If the United States enacts tighter clean-air standards this year (the first step, a Senate vote, is expected tonight) plants will close and thousands of people here will lose their jobs.
``It's a tough situation,'' says Bob Albert, assistant manager of Ohio Power's coal-fired Kammer plant, which is emitting the smoke. ``And the hard part about it is that I don't think the people who are making the decision have a very good handle on what the impact is going to be down here.''
``Devastation - that's a good word for it,'' says R.Emmett Boyle, president of an aluminum-smelting company, a big electricity user supplied with power by the Kammer plant.
The industrial Midwest is raising loud protests as Congress moves toward passage of clean-air legislation. Industry-supported studies suggest that even lenient clean-air provisions would:
Close down hundreds of plants. These include important Midwest industries, such as coke ovens and steel foundries.
Put at risk an estimated 738,000 jobs in a six-state region. Illinois, Indiana, Michigan, Ohio, Pennsylvania, and West Virginia represent nearly one-third of the nation's total jobs at risk if clean-air legislation becomes law, says a recent study by CONSAD Research Corporation in Pittsburgh.
Boost costs disproportionately. Rep. Philip Sharp (D) of Indiana estimates nine Midwest and Southeastern states would have to clean up 77 percent of the nation's sulfur-dioxide pollution even though they are responsible for only about half of it. Under the most stringent clean-air bill before Congress, electric utility rates would skyrocket in the region, according to Edison Electric Institute. West Virginia would see the largest rate increase in the nation, averaging 28.9 percent, closely followed by Ohio (26.1 percent) and Indiana (25.3 percent). California, by contrast, would see rates rise 1.7 percent.
Environmental groups charge that industry has purposely inflated the numbers.
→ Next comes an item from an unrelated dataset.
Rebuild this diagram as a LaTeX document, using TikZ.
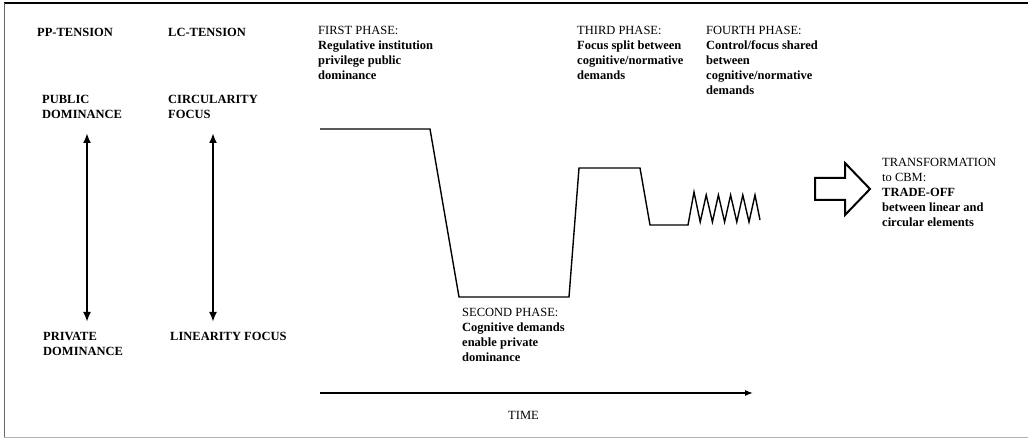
\documentclass[tikz,border=0pt]{standalone}
\usepackage{fontspec}
\setmainfont{Liberation Serif}
\usetikzlibrary{arrows.meta,positioning}

\begin{document}
\begin{tikzpicture}[x=1pt,y=-1pt,
    txt/.style={font=\fontsize{12.5}{15}\selectfont,inner sep=0pt,align=left,anchor=north west},
    head/.style={font=\fontsize{12.5}{15}\selectfont\bfseries,inner sep=0pt,anchor=base west},
    pole/.style={txt,font=\fontsize{12.5}{15}\selectfont\bfseries},
    tensionarrow/.style={line width=2.4pt,{Latex[length=10pt,width=8pt]}-{Latex[length=10pt,width=8pt]}},
    level/.style={line width=1.4pt,line join=miter}]
    \useasboundingbox (0,0) rectangle (1028,438);
    % frame
    \draw[line width=1.3pt] (4,3) -- (1028,3);
    \draw[gray!80!black,line width=1pt] (4,3) -- (4,437);
    \draw[gray!60,line width=1pt] (4,437) -- (1028,437);

    % tensions
    \node[head] (pp) at (37,37) {PP-TENSION};
    \node[head] (lc) at (168,37) {LC-TENSION};
    \node[pole] (pub) at (42,95.5) {PUBLIC\\DOMINANCE};
    \node[pole] (circ) at (168,95.5) {CIRCULARITY\\FOCUS};
    \node[pole] (priv) at (43,332.5) {PRIVATE\\DOMINANCE};
    \node[pole] (lin) at (170,332.5) {LINEARITY FOCUS};
    \coordinate (pp_top) at (87,133);
    \coordinate (pp_bot) at (87,322);
    \coordinate (lc_top) at (213,133);
    \coordinate (lc_bot) at (213,322);
    \draw[tensionarrow] (pp_top) -- (pp_bot);
    \draw[tensionarrow] (lc_top) -- (lc_bot);

    % phases
    \node[txt] (ph1) at (318,26.5) {FIRST PHASE:\\\textbf{Regulative institution}\\\textbf{privilege public}\\\textbf{dominance}};
    \node[txt] (ph2) at (462,308) {SECOND PHASE:\\\textbf{Cognitive demands}\\\textbf{enable private}\\\textbf{dominance}};
    \node[txt] (ph3) at (577,26.5) {THIRD PHASE:\\\textbf{Focus split between}\\\textbf{cognitive/normative}\\\textbf{demands}};
    \node[txt] (ph4) at (706,26.5) {FOURTH PHASE:\\\textbf{Control/focus shared}\\\textbf{between}\\\textbf{cognitive/normative}\\\textbf{demands}};

    % course of the tension
    \draw[level] (320,129) -- (430,129) -- (459,297) -- (569,297) -- (579,168)
        -- (640,168) -- (650,225) -- (688,225) -- (694,192)
        \foreach \k in {1,...,5} { -- ({688+12.2*\k},222) -- ({694+12.2*\k},195) }
        -- (760,220);

    % time axis
    \coordinate (t0) at (320,393);
    \coordinate (t1) at (753,393);
    \draw[line width=1.2pt,-{Latex[length=8pt,width=6pt]}] (t0) -- (t1);
    \node[font=\fontsize{12.5}{15}\selectfont,inner sep=0pt,anchor=base west] (time) at (508,419) {TIME};

    % transformation
    \draw[line width=2pt,line join=miter] (815,178) -- (845,178) -- (845,163) -- (870,189)
        -- (845,215) -- (845,200) -- (815,200) -- cycle;
    \node[txt] (cbm) at (882,158.5) {TRANSFORMATION\\to CBM:\\\textbf{TRADE-OFF}\\\textbf{between linear and}\\\textbf{circular elements}};
\end{tikzpicture}
\end{document}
``Unemployment bound to occur from improvement of health standards is overstated and quite exaggerated,'' says Casey Padgett, a lobbyist for Environmental Action, based in Washington, D.C. And, as far as utility rates are concerned, ``the bill is coming due in the Midwest - they've been paying lower rates for years.''
But there is no denying what is likely to happen here in the Ohio Valley. Some utility plants will easily meet the anticipated first phase of tighter standards. Others will face the dilemma of closing or raising rates so high they put customers out of business.
Such are the prospects for the Kammer plant, a midsized coal-fired plant just south of Moundsville, W.Va. It burns high-sulfur coal just within legal limits. So any tightening of acid-rain provisions in US law would quickly put the plant's managers in a quandary. They have no room for a scrubbing unit and their boilers will not handle most low-sulfur coals.
The plant successfully experimented with a low-sulfur coal from Virginia recently. But to get that coal, the company had to ship it by train, transfer it to a barge, float it upriver, unload it, then truck it one mile. Added cost: $11.50 a ton or a 34 percent increase in fuel costs just from transportation. Current transportation costs are near zero: a conveyor belt links the plant to a mine around the bend upriver.
But when all needed modifications are made, plant manager Gene Bischof estimates he would have to raise rates by 40 percent to burn low-sulfur coal. A boost like that could put Kammer's big customer, Mr. Boyle's Ormet Corporation, out of business.
``A 40 percent increase in my raw material [costs] - and my raw material is electrical energy - will be catastrophic,'' Boyle says. Fully 35 percent of the cost of making aluminum is the electrical bill. His Hannibal, Ohio, plant spends $800 million a year on power - enough to light Columbus, Ohio.
Should Ormet close, the future of Kammer is not good, Mr. Bischof says (although Ohio Power might close an even less efficient plant before closing Bischof's facility). Should Kammer close, then the fate of its sole coal supplier, Consolidated Coal's Ireland mine, is also up in the air. If Consolidated could not find a new buyer for the Ireland mine's high-sulfur coal, it would take a hard look at it and three other mines in the vicinity, says a Consolidated spokesman.
Potential direct job losses: 1,300 at Ormet, 240 at Kammer, and 300 to 350 at Consolidated.
``The domino effect is the sad thing,'' says Ken Carpenter, a 24-year employee with Ormet. The threat of acid-rain legislation has hung over this region so long workers seem resigned to whatever happens. But it will not lessen the blow Mr. Carpenter and others here will face.
``You just work day to day,'' he says.